Swafety is a cloud-based software testing platform based on symbolic execution, which can effectively detect a wide range of subtle errors and security vulnerabilities. The system sits in the cloud, and whenever there are changes to a code, it is comprehensively tested and the results presented to developers in a way they are familiar with.


With the pitches over, the jury made their way to the judging room to come up with a decision, while Davide Sola of the ESCP Business School delivered a keynote. Soon they were back, however, and named CHINO as the overall winner, with Cleafy second and Sentryo third.

Jovan Stevovic, CEO of CHINO, told Silicon Allee: “I think they [the jury] realised there is a problem in the market, [and so] there is a huge opportunity here. Even though the idea is quite simple, it’s effective.”

He added: “We will make good use of all the resources [that come with winning] because we are early stage. Especially the coaching on the business side, because we are technicians, and we have only just started out.”
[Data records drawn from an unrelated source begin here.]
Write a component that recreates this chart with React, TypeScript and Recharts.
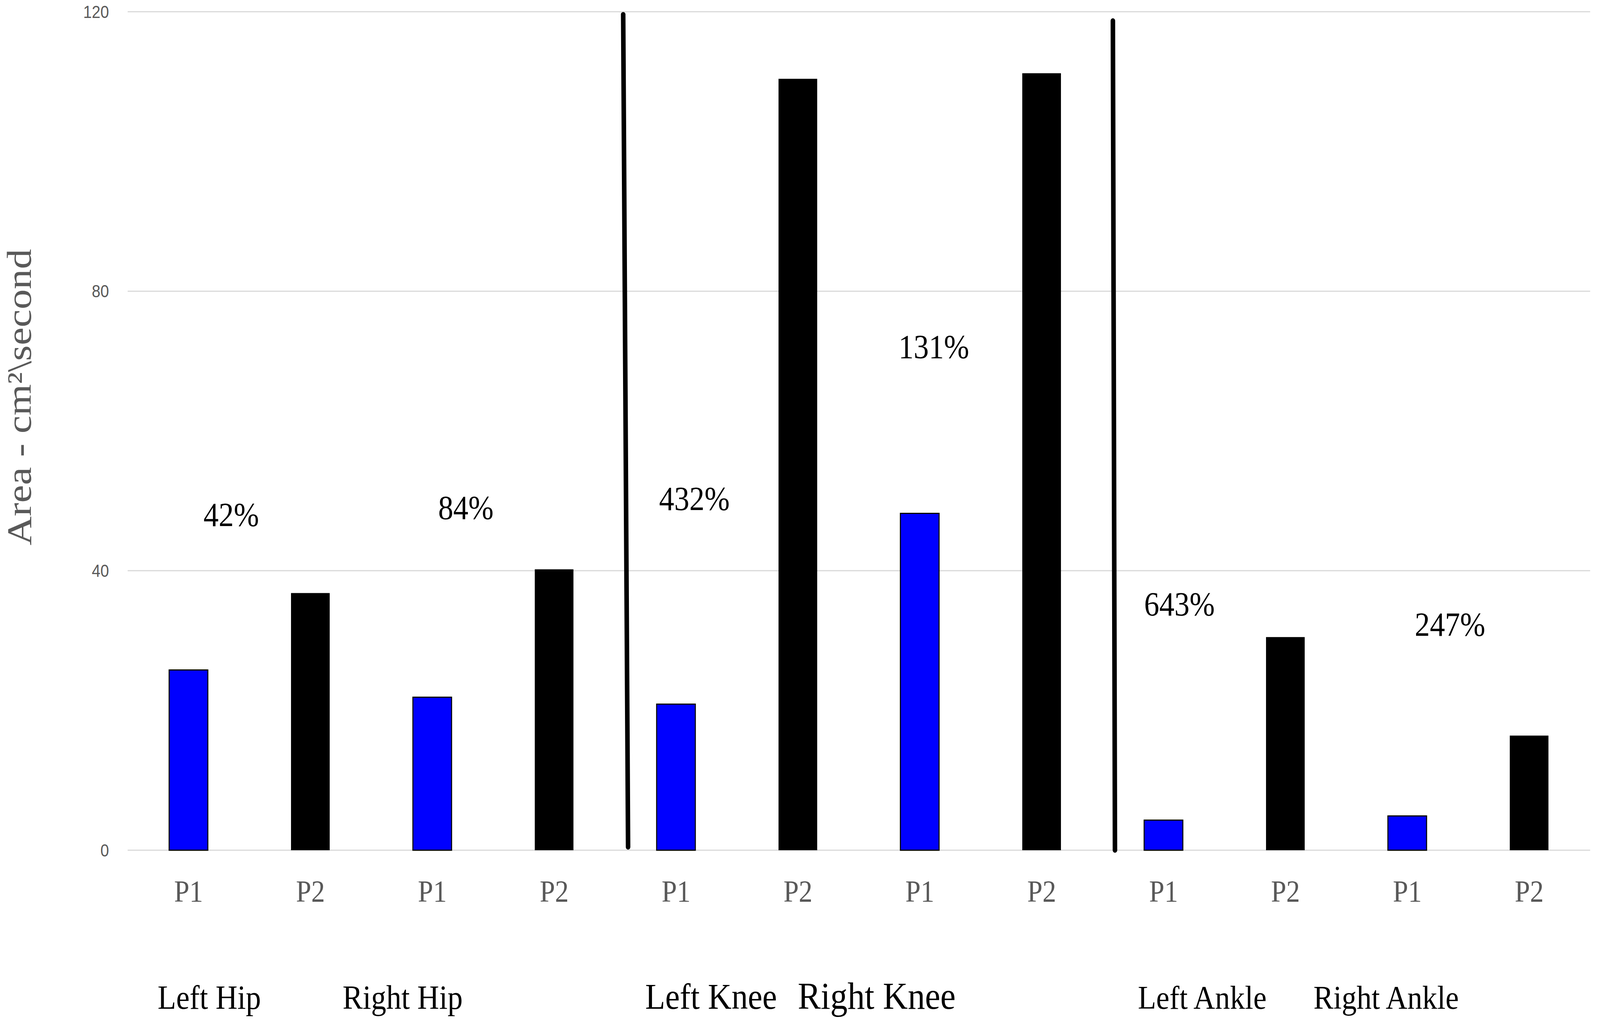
import React from "react";
import {
  BarChart, Bar, XAxis, YAxis, CartesianGrid, Cell, ReferenceLine, ReferenceDot
} from "recharts";

const joints = ["Left Hip", "Right Hip", "Left Knee", "Right Knee", "Left Ankle", "Right Ankle"];
const periods = ["P1", "P2"];
const p1Area = [25.8, 21.9, 20.9, 48.2, 4.3, 4.9];
const p2Area = [36.8, 40.2, 110.4, 111.2, 30.5, 16.4];
const yTicks = [0, 40, 80, 120];

// change P1 -> P2 for each joint, written above the pair (x in category units, 0 = first bar)
const pctLabels = ["42%", "84%", "432%", "131%", "643%", "247%"];
const pctX = [0.35, 2.275, 4.15, 6.115, 8.13, 10.35];
const pctY = [46.4, 47.4, 48.7, 70.4, 33.6, 30.7];

// joint names under the P1/P2 ticks
const groupX = [0.17, 1.756, 4.287, 5.646, 8.317, 9.826];
const GROUP_Y = -22.7;
const GROUP_SIZE = [86, 86, 93, 98, 85, 85];

// hand drawn separators hip | knee | ankle (slightly tilted)
const dividerTop = [{ x: 3.566, y: 119.6 }, { x: 7.584, y: 118.7 }];
const dividerBottom = [{ x: 3.606, y: 0.45 }, { x: 7.601, y: 0 }];

const W = 4550;
const H = 2622;
const MARGIN = { top: 30, right: 28, bottom: 245, left: 0 };
const Y_W = 363;
const BAND = (W - Y_W - MARGIN.left - MARGIN.right) / 12;

const COLORS: Record<string, string> = { P1: "#0000FF", P2: "#000000" };
const SERIF = "'Liberation Serif', 'Times New Roman', serif";

const data = joints.flatMap((j, i) =>
  periods.map((p, k) => ({
    id: `${j} ${p}`,
    period: p,
    area: k === 0 ? p1Area[i] : p2Area[i],
  }))
);

// fractional category position -> nearest category + pixel shift inside the band
const anchor = (u: number) => {
  const k = Math.min(data.length - 1, Math.max(0, Math.round(u)));
  return { id: data[k].id, dx: (u - k) * BAND };
};

const YLabel = () => (
  <text
    x={88} y={1017}
    transform="rotate(-90 88 1017)"
    textAnchor="middle"
    fontFamily={SERIF}
    fontSize={98}
    fill="#595959"
    textLength={759}
    lengthAdjust="spacingAndGlyphs"
  >
    Area - cm²\second
  </text>
);

export default function App() {
  const vw = typeof window !== "undefined" ? window.innerWidth : W;
  const vh = typeof window !== "undefined" ? window.innerHeight : H;

  return (
    <div style={{ position: "fixed", left: 0, top: 0, width: "100vw", height: "100vh", overflow: "hidden", background: "#fff" }}>
      <div style={{ width: W, height: H, transform: `scale(${vw / W}, ${vh / H})`, transformOrigin: "0 0" }}>
        <BarChart width={W} height={H} data={data} margin={MARGIN} barSize={110}>
          <CartesianGrid horizontal vertical={false} stroke="#D9D9D9" strokeWidth={3} />
          <XAxis
            dataKey="id"
            interval={0}
            height={200}
            axisLine={false}
            tickLine={false}
            tickSize={0}
            tickMargin={76}
            tickFormatter={(v: string) => v.split(" ").pop() as string}
            tick={{ fontFamily: SERIF, fontSize: 78, fill: "#595959" }}
          />
          <YAxis
            width={Y_W}
            domain={[0, 120]}
            ticks={yTicks}
            axisLine={false}
            tickLine={false}
            tickSize={0}
            tickMargin={53}
            tick={{ fontFamily: "'Liberation Sans', Arial, sans-serif", fontSize: 44, fill: "#595959" }}
            label={{ content: () => <YLabel /> }}
          />
          <Bar dataKey="area" isAnimationActive={false}>
            {data.map((d, i) => (
              <Cell
                key={i}
                fill={COLORS[d.period]}
                stroke={d.period === "P1" ? "#000" : "none"}
                strokeWidth={3}
              />
            ))}
          </Bar>
          {dividerTop.map((top, i) => {
            const a = anchor(top.x);
            const b = anchor(dividerBottom[i].x);
            return (
              <ReferenceLine
                key={"div" + i}
                segment={[{ x: a.id, y: top.y }, { x: b.id, y: dividerBottom[i].y }]}
                ifOverflow="visible"
                shape={(p: any) => (
                  <line
                    x1={p.x1 + a.dx} y1={p.y1}
                    x2={p.x2 + b.dx} y2={p.y2}
                    stroke="#000" strokeWidth={13} strokeLinecap="round"
                  />
                )}
              />
            );
          })}
          {pctLabels.map((t, i) => {
            const a = anchor(pctX[i]);
            return (
              <ReferenceDot
                key={"pct" + i}
                x={a.id}
                y={pctY[i]}
                ifOverflow="visible"
                shape={(p: any) => (
                  <text x={p.cx + a.dx} y={p.cy} textAnchor="middle" fontFamily={SERIF} fontSize={86} fill="#000">
                    {t}
                  </text>
                )}
              />
            );
          })}
          {joints.map((t, i) => {
            const a = anchor(groupX[i]);
            return (
              <ReferenceDot
                key={"grp" + i}
                x={a.id}
                y={GROUP_Y}
                ifOverflow="visible"
                shape={(p: any) => (
                  <text x={p.cx + a.dx} y={p.cy} textAnchor="middle" fontFamily={SERIF} fontSize={GROUP_SIZE[i]} fill="#000">
                    {t}
                  </text>
                )}
              />
            );
          })}
        </BarChart>
      </div>
    </div>
  );
}
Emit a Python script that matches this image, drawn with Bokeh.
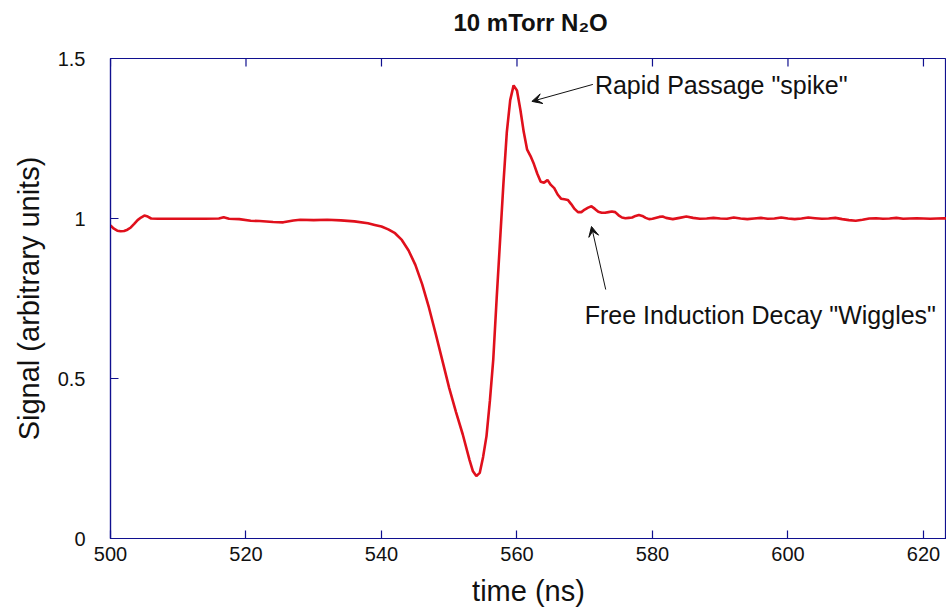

His namesake Jovan Golic, Cyber-Security Action Line Leader at EIT ICT Labs, said: “[The winners] bring about new and real business ideas and new entrepreneurial spirit, and with such efforts, together with our network of business developers, we could possibly – it’s not easy in cyber-security and privacy – make a difference on the European market.”

And as for CHINO, he added: “There are many apps around that do not comply with regulations so this is a very important area, and it’s a very practical solution.”

With that it was off to conduct more vital research into the local wine and cuisine together with all the participants.

With seven finals done and dusted, there is only one more to go – urban life and mobility in London on November 20.